A. Les conditions de mise en œuvre de la clause résolutoire
L’article L. 145-41 du Code de commerce soumet l’efficacité de la clause résolutoire à un formalisme strict. Le commandement de payer doit mentionner le délai d’un mois laissé au preneur pour s’acquitter de sa dette. À défaut de cette mention, le commandement est nul.
Le tribunal relève que « le commandement est resté infructueux » et que « passé le délai d’un mois, la clause résolutoire qui était expressément mentionnée, doit être déclarée acquise ». La formulation atteste du respect des exigences légales.
La compétence du juge des référés en cette matière découle de l’article 835 alinéa 2 du Code de procédure civile. Ce texte l’autorise à « accorder une provision au créancier » lorsque l’existence de l’obligation « n’est pas sérieusement contestable ». L’absence de contestation du défendeur rendait la créance incontestable.
Le montant réclamé correspondait à vingt-huit mois d’impayés entre janvier 2023 et avril 2025. Cette durée considérable de défaillance justifiait pleinement la mise en œuvre de la clause résolutoire.

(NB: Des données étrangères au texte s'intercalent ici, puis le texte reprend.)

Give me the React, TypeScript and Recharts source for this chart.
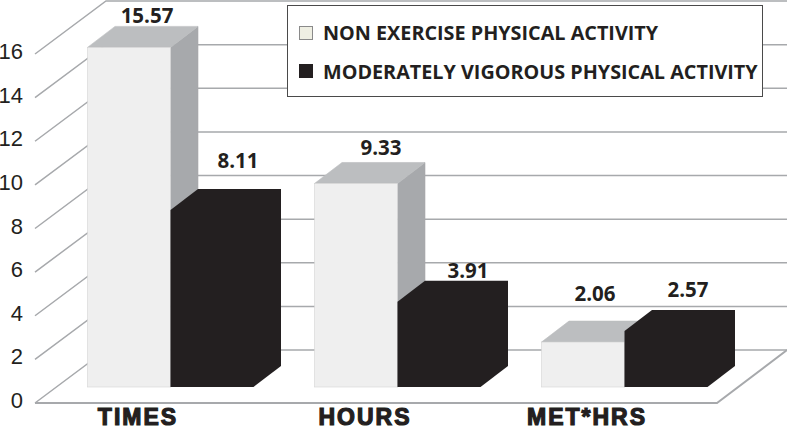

B. Les conséquences prononcées par le juge
L’ordonnance déclare l’occupant « sans droit ni titre à compter du 1er mai 2025 ». Cette date correspond à l’expiration du délai d’un mois suivant le commandement du 1er avril 2025.
L’expulsion est ordonnée « au besoin avec l’assistance de la force publique ». Cette précision autorise le recours à la contrainte en cas de résistance de l’occupant.
L’indemnité d’occupation retenue mérite attention. Le contrat prévoyait une pénalité égale à « trois fois le montant de l’indemnité d’occupation prévue au contrat ». Le tribunal fixe cette indemnité à cinquante euros par jour, soit mille cinq cents euros mensuels. Ce montant correspond exactement au triple de l’indemnité initiale de cinq cents euros.
Cette majoration constitue une clause pénale au sens de l’article 1231-5 du Code civil. Le juge dispose du pouvoir de la modérer si elle apparaît manifestement excessive. En l’espèce, aucune réduction n’a été opérée. L’absence de comparution du défendeur explique ce silence.
L’indemnité au titre de l’article 700 du Code de procédure civile a été fixée à cinq cents euros alors que deux mille euros étaient sollicités. Cette réduction témoigne de l’appréciation souveraine du juge quant à l’équité de la demande. Le caractère non contradictoire de l’instance a pu influencer cette modération.